Modbus RTUとModbus TCP/IPの比較

Modbus RTUとModbus TCP/IPの本質は同じModbusプロトコルに基づいており、どちらもModbusレジスタアドレスを使用してデータを交換しますが、それぞれにはいくつかの違いがあります。今日は、これらの違いを以下の観点から説明します。

1.概念

Modbusは、RTU、ASCII、およびTCP/IPでプロトコルデータを相互に伝送するために使用される標準的な産業用制御データ交換プロトコルです。

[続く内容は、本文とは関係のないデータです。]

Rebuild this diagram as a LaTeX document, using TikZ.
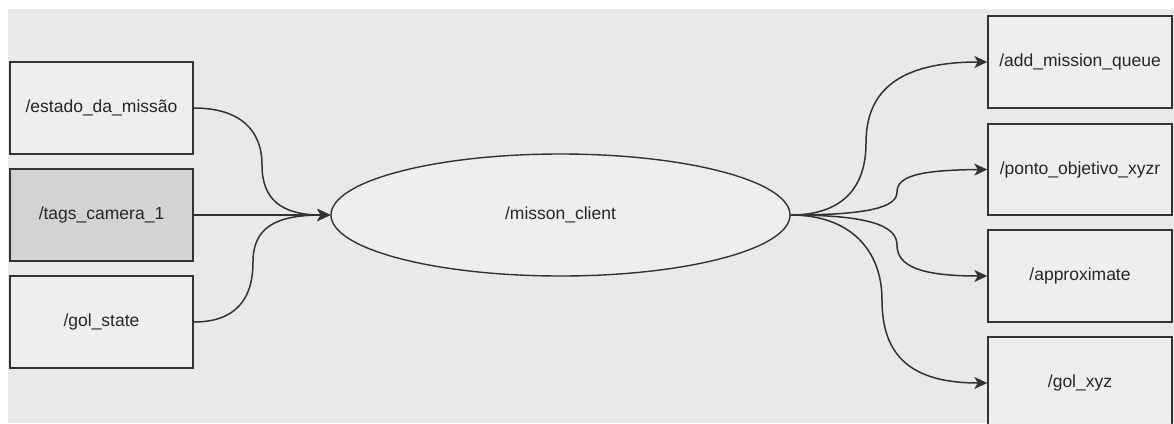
\documentclass[tikz,border=0pt]{standalone}
\usepackage{fontspec}
\setmainfont{Liberation Sans}
\usetikzlibrary{shapes.geometric,arrows.meta}
\definecolor{bgc}{HTML}{E9E9E9}
\definecolor{boxc}{HTML}{EEEEEE}
\definecolor{selc}{HTML}{D3D3D3}
\definecolor{linec}{HTML}{333333}
\tikzset{
  topic/.style={draw=linec, line width=1.4pt, fill=boxc, minimum width=183pt, minimum height=92pt, inner sep=0pt, font=\fontsize{17.5}{20}\selectfont, text=black!85},
  nodeell/.style={ellipse, draw=linec, line width=1.4pt, fill=boxc, minimum width=459pt, minimum height=122pt, inner sep=0pt, font=\fontsize{17.5}{20}\selectfont, text=black!85},
  conn/.style={draw=linec, line width=1.5pt, -{Stealth[length=13pt,width=12pt,inset=3.5pt]}}
}
\begin{document}
\begin{tikzpicture}[x=1pt,y=-1pt]
\useasboundingbox (0,0) rectangle (1174,423);
\clip (0,0) rectangle (1174,423);
\fill[white] (0,0) rectangle (1174,423);
\fill[bgc] (8,9) rectangle (1174,423);
\node[topic] (e1) at (101.5,108) {/estado\_da\_missão};
\node[topic, fill=selc] (e2) at (101.5,215) {/tags\_camera\_1};
\node[topic] (e3) at (101.5,322) {/gol\_state};
\node[nodeell] (mc) at (560.5,215) {/misson\_client};
\node[topic, minimum width=184pt] (ra) at (1080,62) {/add\_mission\_queue};
\node[topic, minimum width=184pt, minimum height=91pt] (rb) at (1080,169.5) {/ponto\_objetivo\_xyzr};
\node[topic, minimum width=184pt] (rc) at (1080,276) {/approximate};
\node[topic, minimum width=184pt] (rd) at (1080,383) {/gol\_xyz};
\coordinate (b1) at (262,165);
\coordinate (b3) at (253,262);
\coordinate (ba) at (866,143);
\coordinate (bb) at (897,192);
\coordinate (bc) at (897,245);
\coordinate (bd) at (882,300);
\draw[conn] (e1.east) .. controls (240,108) and (262,130) .. (b1) .. controls (262,200) and (282,215) .. (mc.west);
\draw[conn] (e2.east) -- (mc.west);
\draw[conn] (e3.east) .. controls (235,322) and (253,300) .. (b3) .. controls (253,228) and (275,215) .. (mc.west);
\draw[conn] (mc.east) .. controls (840,215) and (866,190) .. (ba) .. controls (866,90) and (900,62) .. (ra.west);
\draw[conn] (mc.east) .. controls (870,215) and (897,207) .. (bb) .. controls (897,176) and (920,170) .. (rb.west);
\draw[conn] (mc.east) .. controls (870,215) and (897,226) .. (bc) .. controls (897,266) and (920,276) .. (rc.west);
\draw[conn] (mc.east) .. controls (850,215) and (882,250) .. (bd) .. controls (882,355) and (910,383) .. (rd.west);
\end{tikzpicture}
\end{document}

RTU(Remote Terminal Unit)は、RS-485などのシリアル通信を通じてバイナリ形式でデータを直接送信し、高効率かつ低オーバーヘッドを提供します。ASCIIモードは、各バイトのデータを2つのASCII文字に変換し、人間に読みやすくしますが、その分効率が低下します。一方、Modbus TCPは、ModbusプロトコルデータをTCPパケットに埋め込み、TCP/IPネットワークを通じて送信します。

2. Communication Modes

Ethernetと対応する通信モードはModbus TCPです。非同期シリアル通信は、RS-232、RS-422、RS-485、有線、光ファイバー、無線などのメディアを利用することができ、Modbus RTUまたはModbus ASCIIに対応します。Modiconの専用システムで使用される高速トークンパッシングネットワークは、Modbus PLUSに対応します。

3.プロトコルのカプセル化

Modbus RTUプロトコルと比較して、Modbus TCPプロトコルにはRTUプロトコルの前にMBAP(Modbus Application Protocol)ヘッダーが追加されています。TCPは信頼性のある接続サービスに基づいているため、RTUでエラーチェックのために使用されるCRCチェックコードは必要ありません。したがって、Modbus TCPにはCRCチェックコードが含まれていません。

この違いを表現する一般的な方法は、Modbus TCPは実質的にModbus RTUプロトコルにMBAPヘッダーが追加され、末尾の2バイトのCRCチェックコードが削除されたものだと言われています。

4.通信での役割

Modbus RTUプロトコルは、RS-232やRS-485などのシリアル通信チャネルを介して、コントローラー間やコントローラーと他のデバイス間の通信を促進します。これは、信頼性が高く効率的な通信が要求される短距離から中距離の産業環境で広く使用されています。

一方、Modbus TCPプロトコルは、Ethernetネットワークを介して通信に使用されます。ModbusプロトコルデータをTCP/IPパケットにカプセル化し、ローカルエリアネットワーク(LAN)や広域ネットワーク(WAN)を介してデバイス間で通信します。Modbus TCPは、TCP/IPスタックの信頼性のある伝送機能を活用し、アプリケーション層で動作します。

5.伝送

Modbus RTUプロトコルの適用範囲は、短距離と低速な伝送速度に制限されます。通常、Modbus RTUは数百メートルを超える通信距離と、高速な伝送速度を必要としない環境で使用され、典型的なボーレートは9600から115200 bpsです。これらの制限にもかかわらず、Modbus RTUはそのシンプルさ、信頼性、コスト効率の良さから産業制御システムで依然として広く使用されています。

これに対し、Modbus TCPプロトコルは、長距離と高速伝送が可能なため、広く使用されています。EthernetとTCP/IPプロトコルを活用して、Modbus TCPははるかに長い距離でデータを伝送することができ、ルーターやスイッチを使用すれば、ほぼ無制限の距離でデータを送信できます。また、伝送速度も非常に高速で、通常は数百メガビット毎秒(Mbps)に達します。これらの利点により、Modbus TCPは高帯域幅と広範囲な通信ネットワークを必要とするアプリケーションに適しています。

6.適用例

Modbus RTUプロトコルは主に電気自動化やプロセス制御で使用され、通常はRS-232やRS-485通信インターフェースを採用しています。これらのインターフェースは産業環境で広く使用され、信頼性の高い短距離通信を提供します。

一方、Modbus TCPプロトコルは主にインターネットやイントラネットで使用されます。EthernetとTCP/IPネットワークを利用して、ローカルエリアネットワーク(LAN)や広域ネットワーク(WAN)を介してデバイス間で通信を行い、高帯域幅と長距離通信を必要とするアプリケーションに適しています。